Ancora un cd per la collana “Most wanted Recital” della Decca e ancora un titolo molto composito formato da due parti distinti unite solo dalla presenza come protagonista del tenore statunitense James McCracken. La prima parte – quella che dà il nome al disco – consta di quattro duetti con il mezzosoprano Sandra Warfield accompagnati dai complessi del Covent Garden diretti da Edward Downes, direttore molto presente in questi incisioni Decca, mentre la seconda è una selezione di arie solistiche con il tenore accompagnato dalla Wiener Operorchester diretta da Dietfrid Bernet.
Posta in apertura la grande scena del “Samson et Dalila” di Saint-Saëns è uno dei momenti più riusciti dell’opera. McCracken ha una voce robusta e possente anche se non particolarmente attraente come timbro e la tessitura sostanzialmente centrale del ruolo non lo mette in eccessiva difficoltà; convince meno il tratto interpretativo dove tutto è risolto in una plateale esibizione muscolare sostanzialmente sorda alle ragioni musicali ed espressive del brano. Decisamente verista e monotona anche la Warfield che in compenso ha però un bel timbro ed un’impostazione decisamente più ortodossa così che “Mon coer” ha una sua efficacia seppur epidermica.
Otello è stato il ruolo che più ha caratterizzato la carriera di McCracken e si è voluto inserire “Già nella notte densa”; l’esito è, tuttavia, modesto non solo per la Warfield costretta in una tessitura totalmente impropria ma anche per lo stesso tenore, duro, sgraziato, inespressivo e appesantito da una pronuncia italiana mediocre. Se al duetto del II atto di “Carmen si può estendere quanto scritto per il Samson, quello del IV atto di “Aida  non fa che confermare i limiti tecnici ed espressivi dei due cantanti.
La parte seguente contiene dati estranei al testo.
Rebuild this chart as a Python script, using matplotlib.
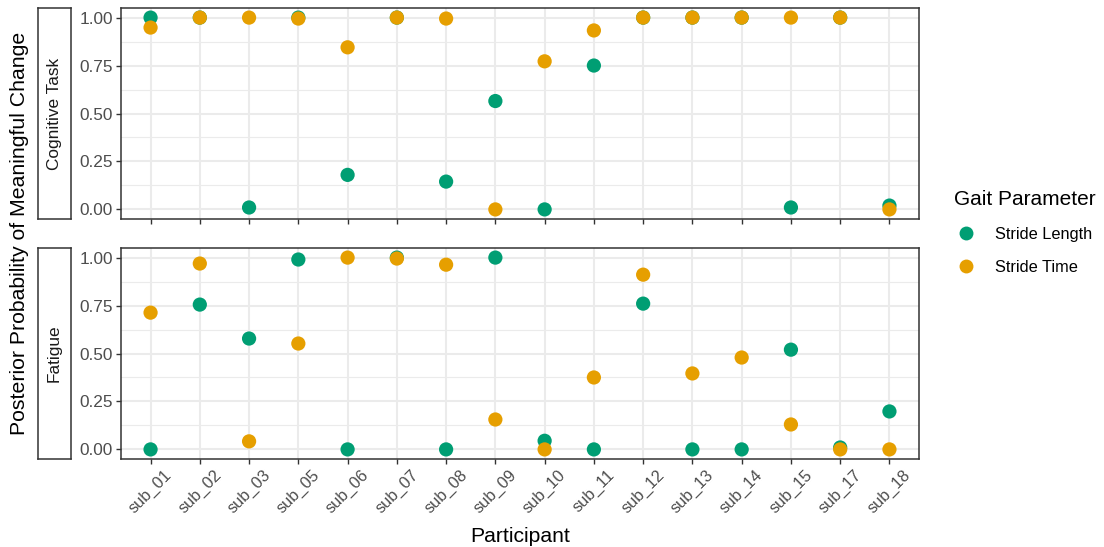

La seconda parte dell’album presenta una serie di brani solistici da opere di Verdi, Puccini e Wagner cantati dal solo McCracken. La grande scena di Manrico è una cartina di tornasole: da un lato la solidità vocale è innegabile e la scarsa avvenenza timbrica sarebbe facilmente superabile ma la mancanza di morbidezza – inutile anche solo cercare un vero legato – l’uniforme rozzezza dell’accento sono evidentissimi fin da “Ah si ben mio” mentre nella “pira” i limiti tecnici vengono al pettine e se il primo acuto – “teco morrò” – è ben emesso, il Do di chiusura della cabaletta è schiacciato, faticoso, povero di squillo nonostante l’imponenza vocale. Più o meno sullo stesso piano la scena di Don Alvaro da “La forza del destino”  e  il “Niun mi tema” di Otello che, se non altro per l’abituale frequentazione del ruolo, delude un po’ meno fra platealità e suoni decisamente brutti. In Puccini – “La fanciulla del West” – manca ovviamente il senso del canto di conversazione ma la scrittura meno impervia lo aiuta a forzare meno e un certo gusto verista risulta più accettabile.
Tra i brani wagneriani appare pessimo il lied di Walter, duro, sgraziato, volgarissimo nell’emissione, la perfetta antitesi della nobiltà cavalleresca della pagina; ci si chiede il perché di una scelta tanto illogica viste le caratteristiche vocali di McCracken, meglio “Hör’an Wolfram” dove, tenuto a freno dalla solida esperienza wagneriana di Bernet, riesce ad essere più corretto del solito e, se la musicalità resta grossolana, il maggior controllo riesce a nascondere meglio i limiti e a sfruttare con miglior resa drammatica il volume vocale.